Speed cameras are used throughout Australia. Some of these are hidden cameras. Police vehicles will likely have speed cameras and can pull you over. Tickets are sent to the registered address. While overseas fines are often not pursued, it may affect your driving licence application in future. Speeding the day before public holidays and between Christmas and New Year will result in twice the fines and double demerit points.

Melbourne CBD:

The CBD has trams, and so unique road rules have developed. A dotted yellow line means you can drive in the tram lane if safe. If there is a solid yellow line, it is a dedicated tram lane. Tram passengers have right of way when disembarking. Also be aware of Melbourne’s ‘hook turn’. At marked intersections, if you need to turn right at an intersection, pull into the left lane and indicate to turn right. Sit in the centre of the intersection until it is safe to turn right. This seems counter-intuitive, but it keeps the road clear for traffic staying straight.

Tolls

Many roads throughout Aussie have tolls. These can only be paid electronically using a transponder which is fitted to your car. If you incur a toll and do not have a transponder, a photograph of your registration is captured. You have 1-3 days (state dependent) to pay this fee before a fine is issued. There will be a phone number you can call to arrange payment, or a website to visit where you can pay online. If you rent a vehicle, ask the company for their policy before you leave the parking lot.

Roundabouts

These are the same as NZ. If you are turning left, indicate left and stay in the left lane. If you are going straight, do not indicate as you enter the roundabout, and then signal left as you exit the roundabout. If you are turning right, indicate right, stay in the right-turning lane, and indicate left as you take your exit.

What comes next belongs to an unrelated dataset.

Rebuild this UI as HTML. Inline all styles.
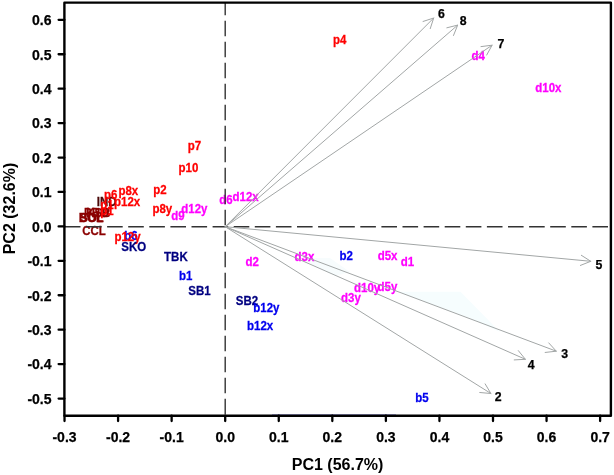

We Live Here Too Please Drive Carefully Australia

Photo taken in Tewantin (just north of Brisbane) by Kgbo

Can you drive in Australia with a NZ license?

Yes, a New Zealand license can be used for driving in Australia and is only valid for three months, after that you’ll need to get an Australian licence for the state you are in. Generally to get an Australian drivers licence (it depends on the state) but you’ll need proof of an Australian address, proof of Australian residency, and government photo ID. It will also help if you have an Australian bank account. It costs between $50 - $150, depending on the state/territory.

You’ll need to attend an appointment, provide your Kiwi licence, a completed transfer form and the ID/ proof required. There will be an eyesight test, your new driver licence ID photo taken and pay a fee. There are differences in the process so check it out for your state in particular.

At what age can you drive in Australia?

In ACT, learner drivers can drive under the supervision of a fully licensed driver from the age of 15 years and 9 months, but it is 16 years everywhere else, exact rules do vary a bit from state to state. The minimum unsupervised driving age is 16 years and 6 months in the Northern Territory, 18 in Victoria, and 17 in other states.

Buying or renting a car in Australia

If you are moving in Australia, it’s likely you will need to own a car. You could try GoGet, which allows you to book vehicles for periods of time. If you decide to buy a car, make you run a REVS/ PPSR search to check that there is no money owing on the car.

The laws around buying a car are different in every state. You will need a permanent address to register the vehicle. Make sure it has a roadworthiness certificate.

If you’re looking to ship your car from New Zealand, Ausmove can arrange this.

Do you need insurance to drive in Australia?

By law yes, you must have insurance to legally drive a vehicle in Australia. Third party insurance is compulsory. Comprehensive insurance is recommended.